Schüchtern begegnen sich die Blicke des Erzherzogs Johann und der Postmeistertochter Anna Plochl. Bald ist mehr zwischen den beiden als nur Sympathie. Doch eine Heirat mit einer Bürgerlichen wäre ein Affront gegen die österreichische Krone. Kaiser Franz, Johanns Bruder, ist strikt gegen eine Vermählung. Für ihn wäre es ein falsches Signal. Das 19. Jahrhundert zieht am Horizont auf und mit ihm eine von der Französischen Revolution initiierte politische Zeitenwende. Die alten Machthaber fürchten die neue Zeit. „Was für ein scheußliches Wort: Modernität“, schimpft der Kaiser. „In Wien am Hof sagt keiner die Wahrheit“, sinniert indes schwermütig der Erzherzog. Es wird gelogen, spioniert, intrigiert – und deshalb zieht sich der für die Hofschranzen in Wien so sehr aus Art und Tradition geschlagene Johann immer öfters in seine geliebten Berge zurück. Dort sah er auch sein Annerl das erste Mal, diese durch und durch ehrliche Haut. Und auch sie spürt: dieser Mann ist anders als die anderen.

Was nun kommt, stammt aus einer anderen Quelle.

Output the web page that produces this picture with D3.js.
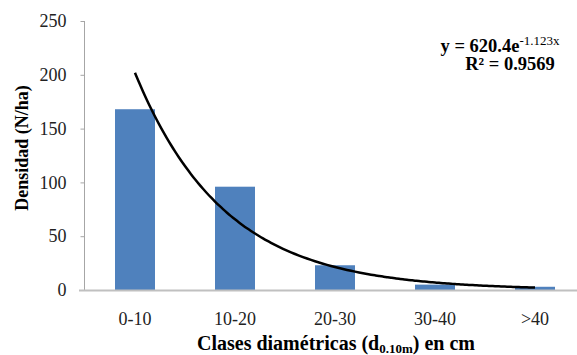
<!DOCTYPE html>
<html><head><meta charset="utf-8">
<script src="https://cdn.jsdelivr.net/npm/d3@7"></script>
<style>body{margin:0;background:#fff}svg{display:block}svg text{font-family:"Liberation Serif","Times New Roman",serif}</style>
</head><body><svg id="c" width="577" height="355"></svg>
<script>
const categories = ["0-10","10-20","20-30","30-40",">40"];
const densidad = [168, 96, 23, 5, 3];
const yTicks = [0,50,100,150,200,250];
const fitA = 620.4, fitB = -1.123;
const eqLine1 = "y = 620.4e", eqExp = "-1.123x", eqLine2 = "R² = 0.9569";

const svg = d3.select("#c");
const x = d3.scaleBand().domain(categories).range([85, 585]).padding(0);
const y = d3.scaleLinear().domain([0,250]).range([290, 21]);

// y axis
const yAxis = d3.axisLeft(y).tickValues(yTicks).tickSize(4).tickPadding(14);
const gy = svg.append("g").attr("transform","translate(84.5,0)").call(yAxis);
gy.attr("font-family",null);
gy.select(".domain").attr("stroke","#a6a6a6").attr("d","M0,21V290.5");
gy.selectAll(".tick line").attr("stroke","#a6a6a6");
gy.selectAll(".tick text").attr("font-size",18).attr("fill","#222");

// bars
const bw = x.bandwidth()*0.4;
svg.append("g").selectAll("rect").data(densidad).join("rect")
  .attr("x",(d,i)=>x(categories[i])+x.bandwidth()/2-bw/2)
  .attr("y",d=>y(d)).attr("width",bw).attr("height",d=>y(0)-y(d))
  .attr("fill","#4f81bd");

// x axis
const xAxis = d3.axisBottom(x).tickSize(0).tickPadding(22);
const gx = svg.append("g").attr("transform","translate(0,290.5)").call(xAxis);
gx.attr("font-family",null);
gx.select(".domain").attr("stroke","#c0c0c0").attr("stroke-width",2).attr("d","M79,0H577");
gx.selectAll(".tick text").attr("font-size",18).attr("fill","#222");

// trendline
const xn = d3.scaleLinear().domain([1,5]).range([x(categories[0])+x.bandwidth()/2, x(categories[4])+x.bandwidth()/2]);
const pts = d3.range(1,5.0001,0.04).map(t=>[xn(t), y(fitA*Math.exp(fitB*t))]);
svg.append("path").attr("d",d3.line().curve(d3.curveBasis)(pts))
  .attr("fill","none").attr("stroke","#000").attr("stroke-width",2.5);

// equation
const eq = svg.append("text").attr("x",500).attr("y",52).attr("text-anchor","middle")
  .attr("font-weight","bold").attr("font-size",18.5).attr("fill","#000");
eq.append("tspan").text(eqLine1);
eq.append("tspan").attr("dy",-7).attr("font-size",13).attr("font-weight","normal").text(eqExp);
svg.append("text").attr("x",510).attr("y",70).attr("text-anchor","middle")
  .attr("font-weight","bold").attr("font-size",18.5).text(eqLine2);

// axis titles
svg.append("text").attr("transform","translate(28,148) rotate(-90)").attr("text-anchor","middle")
  .attr("font-weight","bold").attr("font-size",18).text("Densidad (N/ha)");
const xt = svg.append("text").attr("x",336).attr("y",350).attr("text-anchor","middle")
  .attr("font-weight","bold").attr("font-size",20);
xt.append("tspan").text("Clases diamétricas (d");
xt.append("tspan").attr("dy",3).attr("font-size",13).text("0.10m");
xt.append("tspan").attr("dy",-3).text(") en cm");
</script></body></html>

„Anna und der Prinz“ (auf 3sat hieß der Film: „Geliebter Johann, Geliebte Anna“) zeigt den sittsamen Verlauf einer verbotenen Liebe. Es dauert fast 90 Filmminuten, bis alle familienpolitischen Hindernisse aus der Welt geschafft sind und sich die beiden das Ja-Wort geben dürfen. Doch lang wird einem dieses historische Liebesdrama nicht – vorausgesetzt, man lässt sich ein auf diese eher unglamouröse Zeitreise und kann etwas anfangen mit dem spröden Zauber dieser wenig bezaubernden Zeit. Julian Roman Pölsler schwelgt nicht in Sissi-Sehnsüchtelei und ist kein Freund ungebrochener Heimatfilm-Glückseligkeit. Indem Knut Boeser aus der Perspektive der demütigen Postmeistertochter erzählt, entwickelt sich die österreichische-deutsche Koproduktion zu einem intimen Kammerspiel. Wirkt zu Beginn die alpenländische Landschaft als Metapher für die Verliebtheit geradezu noch befreiend, wird es zunehmend beengender, düsterer, einsamer um die Hauptfiguren. Die Liebe verlangt Opfer.
Ob Innen- oder Außenszenen, ob Totale oder Naheinstellung, ob Landschafts- oder Seelendarstellung – Pölsler arbeitet in all seinen „Farben“ für TV-Verhältnisse sehr genau. Auffallend geprägt wird der Erzählstil von den Blicken seiner Hauptdarsteller. Tobias Moretti als intellektueller Schöngeist und späterer Sozialreformer erscheint bewusst gebremst in seiner Physis. Ein Mann, von der Etikette gedeckelt, der erst spät aufbegehrt gegen die Staatsräson. Dafür darf Anna Maria Mühe mit dem leuchtenden Blau ihrer Augen und selbstgewissem Strahlen umso mehr von der zeitgenössischen weiblichen Aura eines idealen romantischen Menschenbilds einströmen lassen in dieses so wunderbar konzentriert erzählte Liebesdrama.